Folha de S. Paulo


Devoções

RIO DE JANEIRO - Foi no Finados. Não éramos dados a devoções. O padrasto herdara uma veneração pelas almas. Todas as segundas-feiras, acendia três velas, enchia três copos de água e colocava tais apetrechos no banheiro da empregada, fechando a porta por cautela.

Os copos d'água e as velas eram "para as almas". Essa a explicação que dava, mesmo sem ninguém pedi-la. Posteriormente, aumentou o número de velas, pois minha mãe julgava-se na obrigação de cultuar não sei que espíritos.

Quando Marcelino empossou-se na gerência espiritual da casa, não só aprovou a devoção como a recomendou como eficaz para preparar as almas que deveriam receber a iluminação do próximo milênio.

Explicou: a luz servia para iluminar as trevas do outro mundo; a água ajudava a próxima materialização, pois o corpo humano é, sobretudo, água; citou Tales que considerava a umidade como germe da vida vegetal e animal.

O padrasto admirou-se. Pensava que a água era para os espíritos beberem caso sentissem sede, provocada pelas chamas do inferno ou do purgatório. Ficava admirado de no dia seguinte encontrar os copos intactos.

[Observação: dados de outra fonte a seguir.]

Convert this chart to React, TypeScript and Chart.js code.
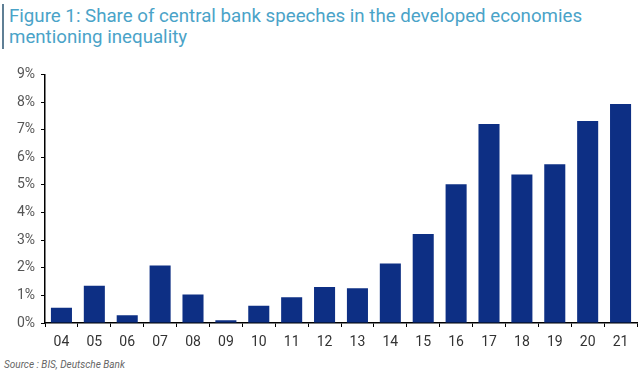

Marcelino invectivou com verbo rude a crença nas chamas, no purgatório, no inferno, no céu. Chamou de padraradas o além-túmulo dele.

– Mas Caldas, o Dante...

– Qual Dante, que nada! Isso é invenção da padrarada. A "Divina Comédia" foi escrita pelos padres, o grande florentino não acreditava nessas coisas, era um iluminado, lá na rua da Quitanda um engenheiro já recebeu o espírito de Dante, tem pavor da padrarada. A "Divina Comédia" foi escrita por monges, em Milão...

O padrasto conhecia dois italianos ilustres, Dante e o papa:

– Em Milão ou em Florença o fato é que Dante...

– Qual Milão? Milão nunca deu nada que prestasse, nem mesmo a farinha de rosca para os bifes à milanesa.